Cari amici lettori, che bella la cerimonia di apertura dei Giochi Paralimpici! La sera del 28 agosto, facendo distrattamente zapping in una Tv ancora noiosamente ripetitiva, mi sono imbattuto nel momento in cui sfilavano gli atleti paralimpici. Uno spettacolo gioioso, con volti sorridenti, persino fieri, che trasmettevano la sensazione di una dignità riconosciuta e accolta. Quanta acqua è dovuta passare sotto i ponti prima di dare dignità e visibilità a questi nostri fratelli e sorelle atleti in qualche modo feriti nel corpo e spesso anche nell’anima, ma che hanno saputo reagire, lottare, rialzarsi e – letteralmente – rimettersi in pista. Una lezione di resilienza, di speranza, di coraggio per tutti.
Ho pensato istintivamente ai “piccoli” del Vangelo, gli emarginati, i disprezzati, i feriti dalla vita che in quella bella serata si sono trovati messi nei “posti d’onore”, in un ribaltamento di ruoli che ricorda un po’ la parabola evangelica dei “servi”, cioè gli ultimi, che si ritroveranno serviti dal Signore! Che differenza con lo spettacolo di inaugurazione delle Olimpiadi: quello, uno spettacolo pomposo, con messaggi non sempre chiari e con cedimento un po’ alle solite mode; qui invece dignità, misura, discrezione. Un balletto elegante eseguito dal sudafricano Musa Motha, la tedofora d’eccezione Bebe Vio, un volto che comunica di suo la speranza e l’ottimismo e tanti altri volti che ci hanno commosso.
La società, nel giro di qualche decennio, ha fatto tanti passi per essere inclusiva verso le persone con disabilità: dai marciapiedi alle metropolitane, per dire, ma anche attività, associazioni sportive, iniziative che promuovono l’inclusione sociale. C’è ancora strada da fare, ma la sensibilità è cambiata e l’attenzione è più concreta. Rischiamo però di pensare le persone “diversamente abili” semplicemente come destinatarie di iniziative di bene. Ma esse sono anche soggetti, protagonisti e hanno da dare alla società.

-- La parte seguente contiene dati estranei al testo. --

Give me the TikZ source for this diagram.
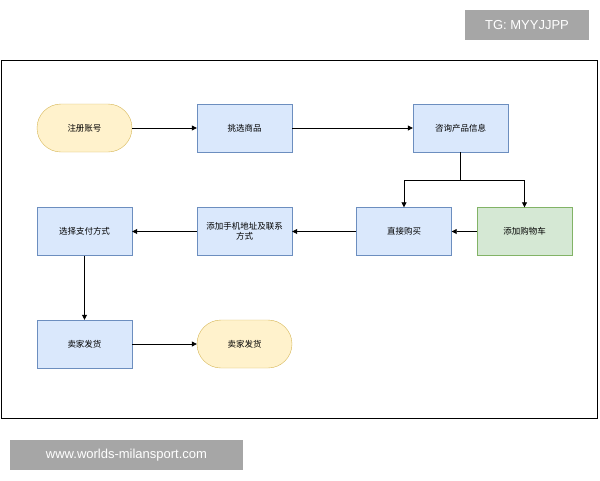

Papa Francesco ha colto bene questo aspetto nel Messaggio della giornata delle persone con disabilità del 2022, quando ha parlato di «magistero della fragilità»: esso, ha detto, «è un carisma del quale voi – sorelle e fratelli con disabilità – potete arricchire la Chiesa». «La vostra presenza», ha spiegato, «può contribuire a trasformare la realtà in cui viviamo, rendendole più umane e più accoglienti. Senza vulnerabilità, senza limiti, senza ostacoli da superare, non ci sarebbe vera umanità». Quanta verità in queste parole, un insegnamento ancora attualissimo.
La mia memoria corre a tre persone con disabilità che hanno accompagnato periodi diversi della mia vita, arricchendola: una bambina che faceva uso di carrozzina, con cui giocavo da bambino; un compagno di classe con la sindrome di Down, che mi era e a cui ero affezionato; un ragazzo autistico con cui interloquisco oggi ogni tanto via WhatsApp.
Bellissima poi la presenza in mezzo agli atleti con disabilità del presidente Mattarella, sempre attento a cogliere la valenza umana e sociale degli eventi sportivi, con le sue parole di riconoscimento a questi “piccoli” evangelici che ha ringraziato «per essere qui, per quello che avete fatto per raggiungere le Paralimpiadi, per i sacrifici, per gli impegni realizzati e per quello che farete in questi giorni».